Vasche Romane a Lampedusa
Le Vasche Romane a Lampedusa rappresentano resti di un impianto di lavorazione del pesce risalente alla metà del II sec. a.C.. La portata produttiva di questo impianto, che si sviluppa su tre livelli terrazzati sul pendio roccioso di Cala Salina, era molto elevata dato l'elevato numero di vasche individuate e l’estensione del terreno occupato.
La struttura di questa opera industriale riprende lo schema delle cetariae romane, presenti in diversi siti lungo le coste del Mediterraneo occidentale, ossia delle vasche per la salagione del pesce. In queste vasche veniva posto essiccare il pesce in mezzo a strati di sale.
La tecnica di costruzione di questi impianti risponde a precisi criteri funzionali: i gruppi di bacini sono allineati al livello del suolo e disposti simmetricamente al fine di equilibrare la pressione del contenuto sulle pareti delle vasche. Le vasche presentano forma quadrangolare e dimensioni variabili, e sono state realizzate con il fondo scavato nella roccia e le pareti costruite in altezza con muretti in impasto cementizio, opus caementicium, composto da piccole pietre legate con malta. La superficie interna è rivestita da uno strato impermeabile di malta idraulica e presenta un cordolo convesso inserito tra il fondo e le pareti per agevolare la raccolta del contenuto e le operazioni di pulizia.

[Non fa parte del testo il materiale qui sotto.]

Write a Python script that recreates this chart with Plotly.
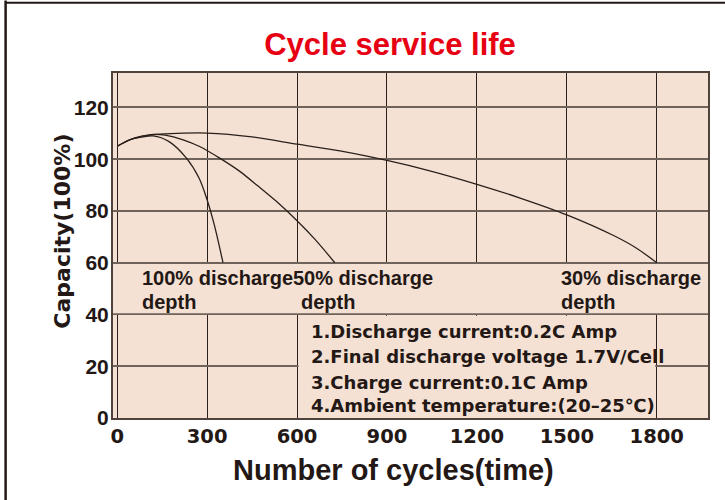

Si ritiene che l'irregolarità delle forme e delle dimensioni delle varie vasche sia, in generale, legata semplicemente alla necessità di adattare l’impianto all’andamento irregolare e ripido del pendio roccioso. Tuttavia la presenza di piccole fosse circolari in prossimità della riva ha portato ad ipotizzare che queste venissero utilizzate per macerare le interiora dei pesci e ottenere il garum, una salsa utilizzata dai Romani per insaporire le pietanze.